2 December 2017
Stanford University
US/Pacific timezone

First Evidence of the Solubility of Adsorbed Radon Daughters in Liquid Xenon

2 Dec 2017, 16:00
10m
PAB 102/103 (Stanford University)

PAB 102/103

Stanford University

382 Via Pueblo Mall Stanford, CA 94305

Speaker

Katayun Kamdin

Description

Dual phase liquid/gas xenon time projection chambers (TPCs) currently set the worlds most sensitive limits on weakly interacting massive particles (WIMPs), a favored dark matter candidate. Radon and radon daughters produce problematic backgrounds for these searches.

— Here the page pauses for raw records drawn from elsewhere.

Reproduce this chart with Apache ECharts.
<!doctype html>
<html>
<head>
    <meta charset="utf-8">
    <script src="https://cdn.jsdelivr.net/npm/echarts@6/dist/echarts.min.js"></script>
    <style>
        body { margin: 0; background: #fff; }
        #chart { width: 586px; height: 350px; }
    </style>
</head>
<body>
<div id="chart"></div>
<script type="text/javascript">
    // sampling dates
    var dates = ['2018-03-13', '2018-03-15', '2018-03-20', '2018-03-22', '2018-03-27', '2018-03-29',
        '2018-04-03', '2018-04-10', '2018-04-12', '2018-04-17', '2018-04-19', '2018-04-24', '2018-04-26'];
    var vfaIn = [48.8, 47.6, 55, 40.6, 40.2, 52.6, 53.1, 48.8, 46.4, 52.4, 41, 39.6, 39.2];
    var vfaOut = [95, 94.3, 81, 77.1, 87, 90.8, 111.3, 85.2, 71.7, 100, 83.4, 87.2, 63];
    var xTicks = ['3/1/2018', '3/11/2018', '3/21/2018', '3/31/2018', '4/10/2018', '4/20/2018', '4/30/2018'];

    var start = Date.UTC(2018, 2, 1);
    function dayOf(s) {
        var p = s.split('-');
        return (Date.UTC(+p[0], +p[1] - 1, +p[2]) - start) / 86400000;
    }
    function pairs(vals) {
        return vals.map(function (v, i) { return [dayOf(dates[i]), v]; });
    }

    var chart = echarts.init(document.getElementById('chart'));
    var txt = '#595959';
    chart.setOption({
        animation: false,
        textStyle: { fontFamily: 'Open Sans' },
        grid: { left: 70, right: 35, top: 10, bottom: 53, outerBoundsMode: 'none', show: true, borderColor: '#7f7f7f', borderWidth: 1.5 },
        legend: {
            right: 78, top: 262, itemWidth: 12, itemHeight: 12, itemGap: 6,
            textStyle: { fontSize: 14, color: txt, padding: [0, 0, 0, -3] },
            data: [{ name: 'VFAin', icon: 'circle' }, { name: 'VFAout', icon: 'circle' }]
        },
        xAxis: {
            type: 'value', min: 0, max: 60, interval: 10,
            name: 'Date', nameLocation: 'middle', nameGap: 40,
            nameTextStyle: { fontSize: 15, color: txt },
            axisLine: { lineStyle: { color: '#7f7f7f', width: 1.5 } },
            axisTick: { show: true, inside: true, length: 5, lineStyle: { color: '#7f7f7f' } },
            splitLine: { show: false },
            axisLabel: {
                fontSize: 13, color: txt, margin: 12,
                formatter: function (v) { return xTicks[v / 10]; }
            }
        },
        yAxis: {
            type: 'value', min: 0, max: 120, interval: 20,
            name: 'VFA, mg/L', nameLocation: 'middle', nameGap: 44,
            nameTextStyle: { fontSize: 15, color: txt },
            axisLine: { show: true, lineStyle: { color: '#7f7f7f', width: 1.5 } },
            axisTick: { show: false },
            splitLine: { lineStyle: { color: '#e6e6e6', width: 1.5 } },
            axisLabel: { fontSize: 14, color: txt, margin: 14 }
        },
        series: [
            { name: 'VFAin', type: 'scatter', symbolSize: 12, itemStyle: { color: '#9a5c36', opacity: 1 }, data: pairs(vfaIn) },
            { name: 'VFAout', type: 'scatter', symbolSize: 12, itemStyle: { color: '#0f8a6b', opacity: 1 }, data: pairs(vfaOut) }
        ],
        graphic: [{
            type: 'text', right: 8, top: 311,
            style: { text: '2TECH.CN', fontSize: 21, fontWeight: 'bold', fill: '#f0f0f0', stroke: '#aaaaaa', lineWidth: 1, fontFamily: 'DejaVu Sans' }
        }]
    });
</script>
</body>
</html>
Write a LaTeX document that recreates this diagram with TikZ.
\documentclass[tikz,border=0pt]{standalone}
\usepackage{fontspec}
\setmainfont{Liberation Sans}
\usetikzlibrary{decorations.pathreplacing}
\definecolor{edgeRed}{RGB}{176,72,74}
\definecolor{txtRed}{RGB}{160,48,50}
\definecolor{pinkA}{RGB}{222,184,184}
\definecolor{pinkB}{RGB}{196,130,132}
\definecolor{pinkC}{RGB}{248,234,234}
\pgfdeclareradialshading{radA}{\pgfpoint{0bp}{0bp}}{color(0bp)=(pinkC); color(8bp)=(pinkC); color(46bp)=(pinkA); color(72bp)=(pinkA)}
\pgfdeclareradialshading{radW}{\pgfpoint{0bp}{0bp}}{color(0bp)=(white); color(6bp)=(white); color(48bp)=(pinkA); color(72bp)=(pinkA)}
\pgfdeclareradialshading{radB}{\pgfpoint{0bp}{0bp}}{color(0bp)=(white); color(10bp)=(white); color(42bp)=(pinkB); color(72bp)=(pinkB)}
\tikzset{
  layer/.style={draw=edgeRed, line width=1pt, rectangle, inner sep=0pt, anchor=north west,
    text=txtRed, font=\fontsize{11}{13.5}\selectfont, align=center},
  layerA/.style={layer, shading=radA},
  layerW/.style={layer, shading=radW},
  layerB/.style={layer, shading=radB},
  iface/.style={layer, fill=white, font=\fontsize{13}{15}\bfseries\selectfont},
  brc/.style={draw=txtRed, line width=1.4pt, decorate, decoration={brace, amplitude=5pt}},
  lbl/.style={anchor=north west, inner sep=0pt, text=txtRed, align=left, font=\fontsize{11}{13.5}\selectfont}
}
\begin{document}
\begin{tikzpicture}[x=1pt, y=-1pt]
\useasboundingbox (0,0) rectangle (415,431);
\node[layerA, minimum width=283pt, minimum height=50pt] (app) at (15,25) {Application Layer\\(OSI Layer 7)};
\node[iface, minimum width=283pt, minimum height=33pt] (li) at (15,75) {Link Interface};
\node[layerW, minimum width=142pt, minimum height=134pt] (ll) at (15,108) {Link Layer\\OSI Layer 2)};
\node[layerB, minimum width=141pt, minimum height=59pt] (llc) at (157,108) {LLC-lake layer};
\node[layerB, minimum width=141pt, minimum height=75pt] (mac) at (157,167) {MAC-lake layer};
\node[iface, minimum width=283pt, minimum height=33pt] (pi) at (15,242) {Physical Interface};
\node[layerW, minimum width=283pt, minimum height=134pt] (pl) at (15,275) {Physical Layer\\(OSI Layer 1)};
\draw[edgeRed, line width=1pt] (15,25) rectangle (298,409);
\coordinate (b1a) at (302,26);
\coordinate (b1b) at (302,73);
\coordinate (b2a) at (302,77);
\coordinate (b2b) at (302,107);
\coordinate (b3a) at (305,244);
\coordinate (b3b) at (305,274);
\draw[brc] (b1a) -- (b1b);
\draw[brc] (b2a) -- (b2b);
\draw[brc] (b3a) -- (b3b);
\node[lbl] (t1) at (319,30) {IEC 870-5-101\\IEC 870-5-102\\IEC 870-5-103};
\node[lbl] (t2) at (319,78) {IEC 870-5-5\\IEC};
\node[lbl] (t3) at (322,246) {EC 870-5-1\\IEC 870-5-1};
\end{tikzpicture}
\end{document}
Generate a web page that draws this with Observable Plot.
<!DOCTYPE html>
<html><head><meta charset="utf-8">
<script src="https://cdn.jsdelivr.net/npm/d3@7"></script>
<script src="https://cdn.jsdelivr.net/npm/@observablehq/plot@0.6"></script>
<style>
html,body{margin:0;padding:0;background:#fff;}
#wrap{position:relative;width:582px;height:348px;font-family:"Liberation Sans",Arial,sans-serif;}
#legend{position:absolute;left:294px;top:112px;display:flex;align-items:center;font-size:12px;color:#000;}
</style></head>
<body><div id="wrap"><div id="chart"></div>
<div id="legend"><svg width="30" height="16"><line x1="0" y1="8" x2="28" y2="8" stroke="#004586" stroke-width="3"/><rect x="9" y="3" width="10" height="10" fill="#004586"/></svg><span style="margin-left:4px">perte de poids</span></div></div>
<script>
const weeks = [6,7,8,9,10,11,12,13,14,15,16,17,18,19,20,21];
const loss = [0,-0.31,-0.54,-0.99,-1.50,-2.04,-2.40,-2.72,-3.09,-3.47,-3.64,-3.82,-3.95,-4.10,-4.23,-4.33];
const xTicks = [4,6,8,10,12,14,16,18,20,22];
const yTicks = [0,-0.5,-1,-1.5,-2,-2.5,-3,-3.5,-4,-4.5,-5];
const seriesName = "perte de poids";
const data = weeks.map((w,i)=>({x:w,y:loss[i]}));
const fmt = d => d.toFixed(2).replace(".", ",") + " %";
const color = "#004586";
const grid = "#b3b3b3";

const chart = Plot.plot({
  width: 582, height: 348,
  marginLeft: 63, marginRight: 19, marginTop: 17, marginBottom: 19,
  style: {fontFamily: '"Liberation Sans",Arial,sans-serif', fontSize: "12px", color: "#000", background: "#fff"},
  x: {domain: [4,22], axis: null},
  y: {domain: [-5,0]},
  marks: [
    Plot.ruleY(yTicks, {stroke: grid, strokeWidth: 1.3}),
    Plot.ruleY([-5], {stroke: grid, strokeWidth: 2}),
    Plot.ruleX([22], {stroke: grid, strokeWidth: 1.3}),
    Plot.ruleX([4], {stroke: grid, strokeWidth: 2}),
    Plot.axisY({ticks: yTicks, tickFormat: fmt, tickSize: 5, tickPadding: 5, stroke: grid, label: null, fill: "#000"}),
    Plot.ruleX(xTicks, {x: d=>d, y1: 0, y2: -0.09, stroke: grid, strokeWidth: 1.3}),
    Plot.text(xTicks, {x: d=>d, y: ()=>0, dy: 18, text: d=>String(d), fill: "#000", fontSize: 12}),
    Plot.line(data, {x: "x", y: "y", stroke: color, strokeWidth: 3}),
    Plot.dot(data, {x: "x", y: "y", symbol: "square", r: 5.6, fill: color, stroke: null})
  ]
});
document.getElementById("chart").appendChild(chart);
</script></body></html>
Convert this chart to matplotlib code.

During detector construction, 222Rn and daughters plate out onto detector surfaces. While 222Rn has a half-life of 3.8 d, the long-lived daughter 210Pb (half life ~22.3 y) can be a source of background events in even the longest running searches. Of particular concern for liquid xenon dark matter detectors are the 'naked beta' decays of 210Pb and 210Bi. Rejection of these backgrounds relies solely on being able to distinguish electron recoils from nuclear recoils. Typically it is assumed that once 222Rn and daughters plate out, they remain stuck to the surface, where a fiducial volume cut will reject the 'naked beta' decays of 210Pb and 210Bi. However, evidence of 210Bi mobility has been observed in the liquid scintillator environment of the KamLAND detector. If radon daughters are soluble in liquid xenon, they pose a serious background distributed in the fiducial volume. We present studies performed on a xenon TPC test bed at LBNL, showing first evidence of the solubility of adsorbed radon daughters in liquid xenon.